_What to do_
Emit the data below verbatim, stripping out any pictures.

_Information supplied_

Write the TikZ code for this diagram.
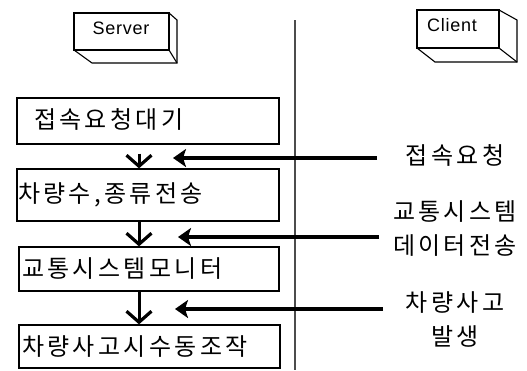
\documentclass[tikz,border=0pt]{standalone}
\usepackage{fontspec}
\newfontfamily\kr[LetterSpace=14]{Noto Sans CJK KR}
\newfontfamily\lab[LetterSpace=4]{Liberation Sans}
\usetikzlibrary{arrows.meta,calc}
\tikzset{
  stepbox/.style={draw=black, line width=1.3pt, inner xsep=2pt, inner ysep=0pt, align=left, font=\kr\fontsize{24}{26}\selectfont},
  cube/.style={draw=black, line width=1.1pt, line join=miter},
  downarrow/.style={line width=3pt, -{Straight Barb[length=11pt,width=25pt,line width=3.2pt]}},
  leftarrow/.style={line width=3.2pt, -{Stealth[length=13pt,width=18pt,inset=3pt]}},
  msg/.style={align=center, font=\kr\fontsize{24}{34}\selectfont},
  actor/.style={font=\lab\fontsize{18}{20}\selectfont}
}
\begin{document}
\begin{tikzpicture}[x=1pt,y=-1pt]
\useasboundingbox (0,0) rectangle (527,370);
% server cube
\draw[cube] (74,13) rectangle (169,50);
\draw[cube] (169,13) -- (177,20) -- (177,63) -- (92,63) -- (74,50);
\draw[cube] (169,50) -- (177,63);
\node[actor] (server) at (121,28) {Server};
% client cube
\draw[cube] (417,10) rectangle (499,48);
\draw[cube] (499,10) -- (517,20) -- (517,62) -- (435,62) -- (417,48);
\draw[cube] (499,48) -- (517,62);
\node[actor] (client) at (452,25) {Client};
% separator
\coordinate (ltop) at (295,20);
\coordinate (lbot) at (295,370);
\draw[line width=2pt, black!70] (ltop) -- (lbot);
% steps
\node[stepbox, minimum width=262pt, minimum height=46pt, text width=258pt] (b1) at (148,121) {\hspace*{15pt}\raisebox{5pt}{접속요청대기}};
\node[stepbox, minimum width=262pt, minimum height=52pt, text width=258pt] (b2) at (148,195) {\hspace*{-1pt}차량수,종류전송};
\node[stepbox, minimum width=260pt, minimum height=44pt, text width=254pt] (b3) at (149,269) {교통시스템모니터};
\node[stepbox, minimum width=261pt, minimum height=43pt, text width=255pt] (b4) at (149.5,346.5) {차량사고시수동조작};
% down arrows
\coordinate (ax) at (139,0);
\draw[downarrow, shorten <=9pt] (ax |- b1.south) -- (ax |- b2.north);
\draw[downarrow] (ax |- b2.south) -- (ax |- b3.north);
\draw[downarrow] (ax |- b3.south) -- (ax |- b4.north);
% messages
\coordinate (m1s) at (377,158);
\coordinate (m1e) at (173,158);
\coordinate (m2s) at (379,237);
\coordinate (m2e) at (178,237);
\coordinate (m3s) at (383,309);
\coordinate (m3e) at (175,309);
\draw[leftarrow] (m1s) -- (m1e);
\draw[leftarrow] (m2s) -- (m2e);
\draw[leftarrow] (m3s) -- (m3e);
\node[msg] (t1) at (455,155) {접속요청};
\node[msg] (t2) at (455,229) {교통시스템\\데이터전송};
\node[msg] (t3) at (455,319) {차량사고\\발생};
\end{tikzpicture}
\end{document}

_Answer in full_
Write the TikZ code for this diagram.
\documentclass[tikz,border=0pt]{standalone}
\usepackage{fontspec}
\newfontfamily\kr[LetterSpace=14]{Noto Sans CJK KR}
\newfontfamily\lab[LetterSpace=4]{Liberation Sans}
\usetikzlibrary{arrows.meta,calc}
\tikzset{
  stepbox/.style={draw=black, line width=1.3pt, inner xsep=2pt, inner ysep=0pt, align=left, font=\kr\fontsize{24}{26}\selectfont},
  cube/.style={draw=black, line width=1.1pt, line join=miter},
  downarrow/.style={line width=3pt, -{Straight Barb[length=11pt,width=25pt,line width=3.2pt]}},
  leftarrow/.style={line width=3.2pt, -{Stealth[length=13pt,width=18pt,inset=3pt]}},
  msg/.style={align=center, font=\kr\fontsize{24}{34}\selectfont},
  actor/.style={font=\lab\fontsize{18}{20}\selectfont}
}
\begin{document}
\begin{tikzpicture}[x=1pt,y=-1pt]
\useasboundingbox (0,0) rectangle (527,370);
% server cube
\draw[cube] (74,13) rectangle (169,50);
\draw[cube] (169,13) -- (177,20) -- (177,63) -- (92,63) -- (74,50);
\draw[cube] (169,50) -- (177,63);
\node[actor] (server) at (121,28) {Server};
% client cube
\draw[cube] (417,10) rectangle (499,48);
\draw[cube] (499,10) -- (517,20) -- (517,62) -- (435,62) -- (417,48);
\draw[cube] (499,48) -- (517,62);
\node[actor] (client) at (452,25) {Client};
% separator
\coordinate (ltop) at (295,20);
\coordinate (lbot) at (295,370);
\draw[line width=2pt, black!70] (ltop) -- (lbot);
% steps
\node[stepbox, minimum width=262pt, minimum height=46pt, text width=258pt] (b1) at (148,121) {\hspace*{15pt}\raisebox{5pt}{접속요청대기}};
\node[stepbox, minimum width=262pt, minimum height=52pt, text width=258pt] (b2) at (148,195) {\hspace*{-1pt}차량수,종류전송};
\node[stepbox, minimum width=260pt, minimum height=44pt, text width=254pt] (b3) at (149,269) {교통시스템모니터};
\node[stepbox, minimum width=261pt, minimum height=43pt, text width=255pt] (b4) at (149.5,346.5) {차량사고시수동조작};
% down arrows
\coordinate (ax) at (139,0);
\draw[downarrow, shorten <=9pt] (ax |- b1.south) -- (ax |- b2.north);
\draw[downarrow] (ax |- b2.south) -- (ax |- b3.north);
\draw[downarrow] (ax |- b3.south) -- (ax |- b4.north);
% messages
\coordinate (m1s) at (377,158);
\coordinate (m1e) at (173,158);
\coordinate (m2s) at (379,237);
\coordinate (m2e) at (178,237);
\coordinate (m3s) at (383,309);
\coordinate (m3e) at (175,309);
\draw[leftarrow] (m1s) -- (m1e);
\draw[leftarrow] (m2s) -- (m2e);
\draw[leftarrow] (m3s) -- (m3e);
\node[msg] (t1) at (455,155) {접속요청};
\node[msg] (t2) at (455,229) {교통시스템\\데이터전송};
\node[msg] (t3) at (455,319) {차량사고\\발생};
\end{tikzpicture}
\end{document}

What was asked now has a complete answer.